Wednesday 29 November 2017

Unexpected PHP/MySQL failure!

Somehow my life/code is never as simple as the examples on w3schools.

Once again I should to explain a lot of the context (and apologize for some of it) before I get to the point. But the short version is both the mysql and mysqli extensions seem to cast all mysql data as strings.

Normally this goes unnoticed when you're working with PHP - its dynamic type conversion handles all the bumps. But not this time.

I wrote an application for tracking data quality some time ago. This runs various rules against several large datasets and collects the exceptions in a single polymorphic table which looks something like:

rule VARCHAR(20)
yearmonth INTEGER
PK1 INTEGER
PK2 VARCHAR(30)
PK3 VARCHAR(30)
data CLOB
age INTEGER

Each row of output from each rule is stored in a record in this table. Periodically the historic data is deleted.

Yes, I confess I'm holding a structured opaque data blob in a relational database! But by synthesizing PK1, PK2 and PK3 from the rule data it means I can compare month on month outputs to get the age of the exception. And I have a reliable unique identifier for each record in the (very large) table.

All well and good. This is currently tracking 320 rules and the application maintains summary level data. It has been running for about 8 years. But users as *so* demanding! They wanted to see one of the rules (customer whose email addresses pass a regex check but fail MX lookup) decorated with information come a separate database. Not such a big deal. The application has the capability to mailmerge the output of one ruleset to create a query for another (clever, eh?). So all that was needed was a bit of configuration.

But now the story takes a twist. The number of records involved is.....lets just say a lot. This all runs on a very old version of MySQL (because that's how RHEL rolls its distro, and everyone hates systemd) which was originally configured to give great performance on low latency storage (i.e. MyISAM) but now runs on a SAN with very high latency (but massive bandwidth).
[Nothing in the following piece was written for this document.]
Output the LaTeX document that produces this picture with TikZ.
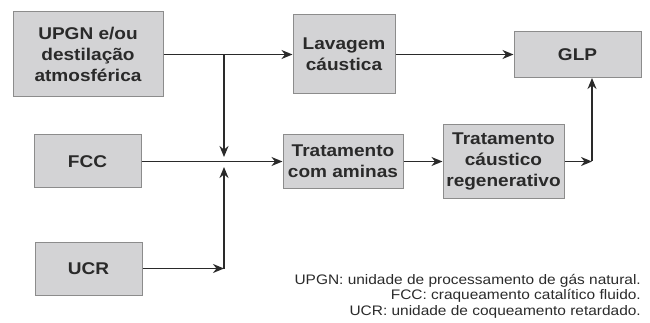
\documentclass[tikz,border=0pt]{standalone}
\usepackage{fontspec}
\setmainfont{Liberation Sans}[FakeStretch=1.12]
\usepackage{tikz}
\usetikzlibrary{arrows.meta}

\definecolor{boxfill}{HTML}{D3D3D5}
\definecolor{boxline}{HTML}{8C8C8C}
\definecolor{ink}{HTML}{2A2A2A}

\tikzset{
    unit/.style = {draw = boxline, fill = boxfill, line width = 1pt, text = ink,
        align = center, inner sep = 0pt,
        font = \fontsize{17}{21}\selectfont\bfseries},
    flow/.style = {draw = ink, line width = 1.4pt},
    note/.style = {text = ink, align = right, inner sep = 0pt,
        font = \fontsize{13.8}{15.5}\selectfont}
}

\begin{document}
\begin{tikzpicture}[x = 1pt, y = -1pt, >={Stealth[length = 11pt, width = 9pt, inset = 3.5pt]}]
    \useasboundingbox (0,0) rectangle (650,323);
    % caixas
    \node (upgn) [unit, minimum width = 150pt, minimum height = 85pt] at (88,54.5) {UPGN e/ou\\destilação\\atmosférica};
    \node (lav) [unit, minimum width = 102pt, minimum height = 79pt] at (344,54.5) {Lavagem\\cáustica};
    \node (glp) [unit, minimum width = 127pt, minimum height = 46pt] at (577.5,54.5) {GLP};
    \node (fcc) [unit, minimum width = 107pt, minimum height = 53pt] at (87.5,161.5) {FCC};
    \node (ucr) [unit, minimum width = 107pt, minimum height = 53pt] at (88.5,268.5) {UCR};
    \node (amin) [unit, minimum width = 120pt, minimum height = 54pt] at (343,161.5) {Tratamento\\com aminas};
    \node (caus) [unit, minimum width = 121pt, minimum height = 73pt] at (503.5,161.5) {Tratamento\\cáustico\\regenerativo};
    % pontos de ligação
    \coordinate (split) at (224,54.5);
    \coordinate (jtop) at (224,157);
    \coordinate (jbot) at (224,167);
    \coordinate (ucrturn) at (224,268.5);
    \coordinate (rise) at (592,161.5);
    % fluxos
    \draw [flow, ->] (upgn.east) -- (lav.west);
    \draw [flow, ->] (split) -- (jtop);
    \draw [flow, ->] (lav.east) -- (glp.west);
    \draw [flow, ->] (fcc.east) -- (amin.west);
    \draw [flow, ->] (ucr.east) -- (ucrturn);
    \draw [flow, ->] (ucrturn) -- (jbot);
    \draw [flow, ->] (amin.east) -- (caus.west);
    \draw [flow, ->] (caus.east) -- (rise);
    \draw [flow, ->] (rise) -- (rise |- glp.south);
    % legenda
    \node (legend) [note, anchor = north east] at (641,274) {UPGN: unidade de processamento de gás natural.\\FCC: craqueamento catalítico fluido.\\UCR: unidade de coqueamento retardado.};
\end{tikzpicture}
\end{document}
Because of these considerations, along with the fact that I rarely rebuild the indexes, joining the output of the two rules was HORRENDOUSLY slow. Its supposed to be available at the click of a button, but I got bored waiting after one hour. This version of MySQL does not do merge joins. So I wrote my own in PHP. This took around 5 seconds to retrieve the data. But huge chunks of the data were missing! I eventually tracked this down to the fact that the mysql PHP extension was converting the PK1 integer attribute to a string. So "110" was greater than "1000" and my code was discarding lots of rows when trying to join the two datasets.

I can understand that there would be a cost if the library had to call back to the DBMS to get the type of each attribute in a resultset, but looking at the C API, it looks like the client lib is returning a correctly typed attribute, but the PHP engine is casting it as a string!

But, of course, the MySQL extension has long been deprecated. So I decided to see of MySQLi was similarly afflicted. After a brief diversion when I discovered about SO_PEERCRED I found that MySQLi does the same thing.